My days teaching at Locke High School are exhausting to remember. I wasn't cut out for the grind and humiliation. After five years I took the easy way out, retired my chalk and eraser and returned to college to pursue a master's in fine arts. Yet there are moments I recollect fondly, including the time a student named Shauntell slumped on the steps of a bungalow classroom, clutching a copy of a fat 19th century novel and weeping.
"Tervalon," she said, "I don't know why you gave me that book to read. It just made me cry."
"That's good. That's what a tragedy is supposed to do."
"You're a sick man, Tervalon. Getting your kicks making your students cry."
I hadn't anticipated tears when I casually suggested to this shy, intelligent underachiever that she read Leo Tolstoy's "Anna Karenina." I had said it was one of my favorite novels and that she might like it. But I often tossed off such comments. Shauntell was the rare student who took such a suggestion to heart. Now she had reached the book's conclusion--Anna's death under the wheels of a locomotive. Tolstoy had transported Shauntell from Los Angeles' cruel streets to the cruel salons and parlors of aristocratic Russia. An enormous journey in many ways; in others, not a long trip at all. Like Shauntell, I had a passion for reading (friends wouldn't loan me books because I read in the shower and returned the volumes waterlogged). Like Shauntell, I'm a product of California public education.
I attended Los Angeles' Foshay Junior High School in the early '70s. Franz Kafka's "The Penal Colony" will give you a sense of what it was like to be an 11-year-old boy in that harsh, incomprehensible world. Foshay's lawmen were gym teachers packing walkie-talkies and squash paddles for corporal punishment. They were soon outmatched by the new gangs sprouting in the surrounding neighborhoods. One summer they just appeared, wearing sporty bomber jackets with thick fur collars, shiny, starched Levi's and a black or red handkerchief. They sprang from the concrete, the lawns, the backyards and the schools. Some big head pootbutt with bad teeth and breath would get the "look"--slit-eyed, barely even a nod, trying damn hard to exude menace--and kids started converting, so many on that sullen, silly trip. You'd hear, "What, fool? This is Crip here," and the shooting would start.
Reading clued me to look at gang life differently than most kids did. In Bram Stoker's "Dracula," I confronted the nature of evil. Not the simplistic evil of comic books but something seductive that had to be resisted. I saw the various gang sets as fascist wannabes, ruling the streets like sadistic police officers, willing to shoot or beat down anybody silly enough to oppose them. I couldn't drive a stake through the heart of gang violence, but it became clear that I needed courage to live the life I wanted.
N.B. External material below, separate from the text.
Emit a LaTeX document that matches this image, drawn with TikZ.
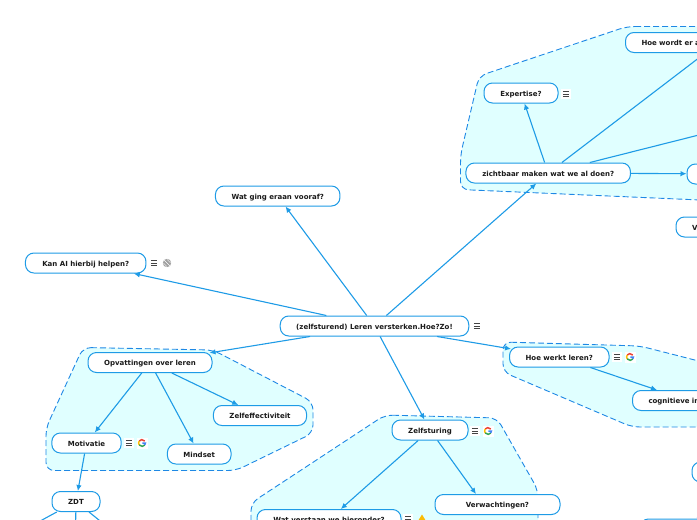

Our schools, like our city blocks, were small, self-contained towns that gangs battled for as if they had natural resources or religious significance. Self-defense, preemptive strikes, the need to never be caught slipping became a way of life. Because adults were fighting different wars at home and abroad, teens owned the hallways and streets. Junior high felt like "Lord of the Flies" with sawed-off shotguns. I risked being robbed or chased on my way to the Baldwin Theater or my girlfriend's house. It seemed inevitable that sooner or later we all were going to meet some stupid, embarrassing fate like the disabled protagonist in "Johnny Got His Gun," who dreams that he is fed upon by rats.
In my mind, the consolation prize for having suffered through this was the opportunity to attend the University of California system. I had a decent SAT score and grades, but most important, I had college-level reading comprehension. That prepared me for higher education, if not for being the rare person of color among the 700 students in my cultural anthropology class. The day my father drove me to UC Santa Barbara, fog hung over Stork Tower. The campus was as idyllic and mysterious as Middle Earth in "Lord of the Rings." The students I met there were different than those back home. The guys seemed obsessed with keggers and bongs, and the girls' worries focused on weight and eating disorders. One quarter, I took a class from the notorious scholar Marvin Mudrick. He had us read three of Shakespeare's plays each week. "Read them on the toilet, on the bus, read them like the sports page," he said. My boyhood passion found a focus.